# Written instruction
Output every line of the data exactly as it appears.

# Supplied data
** Begin **
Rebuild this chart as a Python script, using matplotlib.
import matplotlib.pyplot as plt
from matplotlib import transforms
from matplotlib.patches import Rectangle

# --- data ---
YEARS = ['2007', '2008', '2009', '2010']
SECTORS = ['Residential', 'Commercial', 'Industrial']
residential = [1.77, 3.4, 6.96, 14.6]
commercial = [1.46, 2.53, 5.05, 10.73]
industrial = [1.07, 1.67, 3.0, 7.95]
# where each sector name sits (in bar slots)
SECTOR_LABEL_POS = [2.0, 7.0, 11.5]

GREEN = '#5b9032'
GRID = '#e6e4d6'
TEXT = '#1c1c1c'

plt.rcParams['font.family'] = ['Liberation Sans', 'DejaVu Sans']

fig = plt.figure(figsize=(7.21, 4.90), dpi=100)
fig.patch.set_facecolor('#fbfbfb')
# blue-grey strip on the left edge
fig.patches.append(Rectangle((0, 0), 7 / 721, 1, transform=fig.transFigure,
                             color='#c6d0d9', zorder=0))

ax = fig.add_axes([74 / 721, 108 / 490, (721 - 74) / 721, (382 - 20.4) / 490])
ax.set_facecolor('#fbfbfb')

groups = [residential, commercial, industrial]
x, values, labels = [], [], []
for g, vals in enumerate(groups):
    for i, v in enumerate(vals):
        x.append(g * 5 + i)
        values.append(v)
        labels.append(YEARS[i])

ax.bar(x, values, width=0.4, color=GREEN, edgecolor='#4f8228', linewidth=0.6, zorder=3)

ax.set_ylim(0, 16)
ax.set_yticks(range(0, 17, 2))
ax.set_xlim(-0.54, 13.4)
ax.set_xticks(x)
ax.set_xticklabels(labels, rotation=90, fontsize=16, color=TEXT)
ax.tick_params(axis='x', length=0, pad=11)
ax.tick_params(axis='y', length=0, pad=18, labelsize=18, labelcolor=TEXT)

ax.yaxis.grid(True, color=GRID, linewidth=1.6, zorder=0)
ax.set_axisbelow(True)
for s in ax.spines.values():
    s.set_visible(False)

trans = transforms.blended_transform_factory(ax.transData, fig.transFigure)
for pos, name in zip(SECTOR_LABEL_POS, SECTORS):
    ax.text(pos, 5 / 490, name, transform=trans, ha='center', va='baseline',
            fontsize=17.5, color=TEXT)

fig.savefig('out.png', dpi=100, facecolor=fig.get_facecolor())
** End **
# Complete answer
Rebuild this chart as a Python script, using matplotlib.
import matplotlib.pyplot as plt
from matplotlib import transforms
from matplotlib.patches import Rectangle

# --- data ---
YEARS = ['2007', '2008', '2009', '2010']
SECTORS = ['Residential', 'Commercial', 'Industrial']
residential = [1.77, 3.4, 6.96, 14.6]
commercial = [1.46, 2.53, 5.05, 10.73]
industrial = [1.07, 1.67, 3.0, 7.95]
# where each sector name sits (in bar slots)
SECTOR_LABEL_POS = [2.0, 7.0, 11.5]

GREEN = '#5b9032'
GRID = '#e6e4d6'
TEXT = '#1c1c1c'

plt.rcParams['font.family'] = ['Liberation Sans', 'DejaVu Sans']

fig = plt.figure(figsize=(7.21, 4.90), dpi=100)
fig.patch.set_facecolor('#fbfbfb')
# blue-grey strip on the left edge
fig.patches.append(Rectangle((0, 0), 7 / 721, 1, transform=fig.transFigure,
                             color='#c6d0d9', zorder=0))

ax = fig.add_axes([74 / 721, 108 / 490, (721 - 74) / 721, (382 - 20.4) / 490])
ax.set_facecolor('#fbfbfb')

groups = [residential, commercial, industrial]
x, values, labels = [], [], []
for g, vals in enumerate(groups):
    for i, v in enumerate(vals):
        x.append(g * 5 + i)
        values.append(v)
        labels.append(YEARS[i])

ax.bar(x, values, width=0.4, color=GREEN, edgecolor='#4f8228', linewidth=0.6, zorder=3)

ax.set_ylim(0, 16)
ax.set_yticks(range(0, 17, 2))
ax.set_xlim(-0.54, 13.4)
ax.set_xticks(x)
ax.set_xticklabels(labels, rotation=90, fontsize=16, color=TEXT)
ax.tick_params(axis='x', length=0, pad=11)
ax.tick_params(axis='y', length=0, pad=18, labelsize=18, labelcolor=TEXT)

ax.yaxis.grid(True, color=GRID, linewidth=1.6, zorder=0)
ax.set_axisbelow(True)
for s in ax.spines.values():
    s.set_visible(False)

trans = transforms.blended_transform_factory(ax.transData, fig.transFigure)
for pos, name in zip(SECTOR_LABEL_POS, SECTORS):
    ax.text(pos, 5 / 490, name, transform=trans, ha='center', va='baseline',
            fontsize=17.5, color=TEXT)

fig.savefig('out.png', dpi=100, facecolor=fig.get_facecolor())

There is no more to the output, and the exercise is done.